Camera Nazionale della Moda Italiana, the organizer of Milan Fashion Week, shared that the men’s fashion week, (June 18 – 22), will include both physical and digital events as well. Since London’s next Fashion week is in June, most brands will still hold digital events, with a few hosting physical appointments and small-scale presentations according to the British Fashion Council (BFC). The line-up, which combines both menswear and womenswear collections, will include Ahluwalia, Bethany Williams, Liam Hodges, Nicholas Daley, Preen by Thornton Bregazzi. The BFC is not making a determination on Fall yet but indicates brands are yearning to do physical presentations on a larger scale.
Fashion buyers are staying optimistic as more shows are confirmed. Buying budgets are increasing this year, with buyers planning to travel again. The anticipation is that there will be more physical shows in September, but with a smaller number of attendees.
Some buyers have commended how innovative brands have been digitally, but think it will never compare with the real-life experience. Buyers need to touch and feel products as well as be able to see how clothing hangs and fits – something that has been challenging in the digital realm. They are also missing the personal relationships they have built and the buzz from physically being in the showrooms.
Others believe the system was flawed and don’t want to see a return to the old ways. The fashion industry was traveling too much. Something that is not only unstainable for the planet, but extremely taxing on buyers and editors as well. So, if we are heading in the direction of fashion week returning to a physical setting, some say schedules need to be revised.

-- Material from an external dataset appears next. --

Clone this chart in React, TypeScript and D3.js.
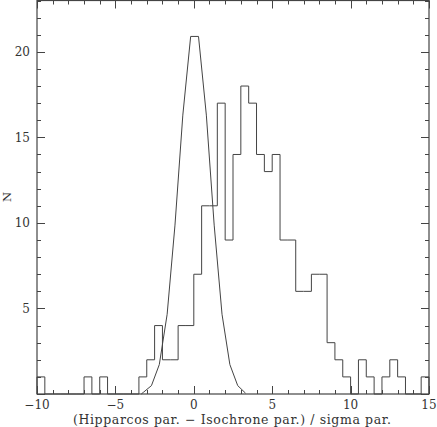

Having success with their own presentations, not all designers are set to return. Brands like Gucci and Tommy Hilfiger have already pivoted to a decentralized fashion calendar as a means of slowing down and taking control of their own narrative. Gucci has opted out of New York and plans to show its next collection in November in Los Angeles, whereas Tommy Hilfiger has no plans to return NYFW this Fall.
One thing that can’t be argued, is that in-person runway shows generate revenue. Besides the usual suspects we expected to see seated next to the runway, celebrities, influencers and fashion fanatics, also religiously attend the shows. Due to the pandemic, it is estimated that New York, Paris, London, and Milan lost out on more than $600 million in economic activity that would have been generated from the F/W 2021 season.
“Rebuilding begins with a collective commitment to New York Fashion Week,” says Russo, who added that NYFW has more economic value than any other fashion event across the globe. “In that regard, we see the success of NYFW as critical…and we hope others follow in our shared path to really fortify a robust fashion economy post-pandemic.”
The question the fashion industry seems to be facing, is to whether to rebuild, or tear down to start anew.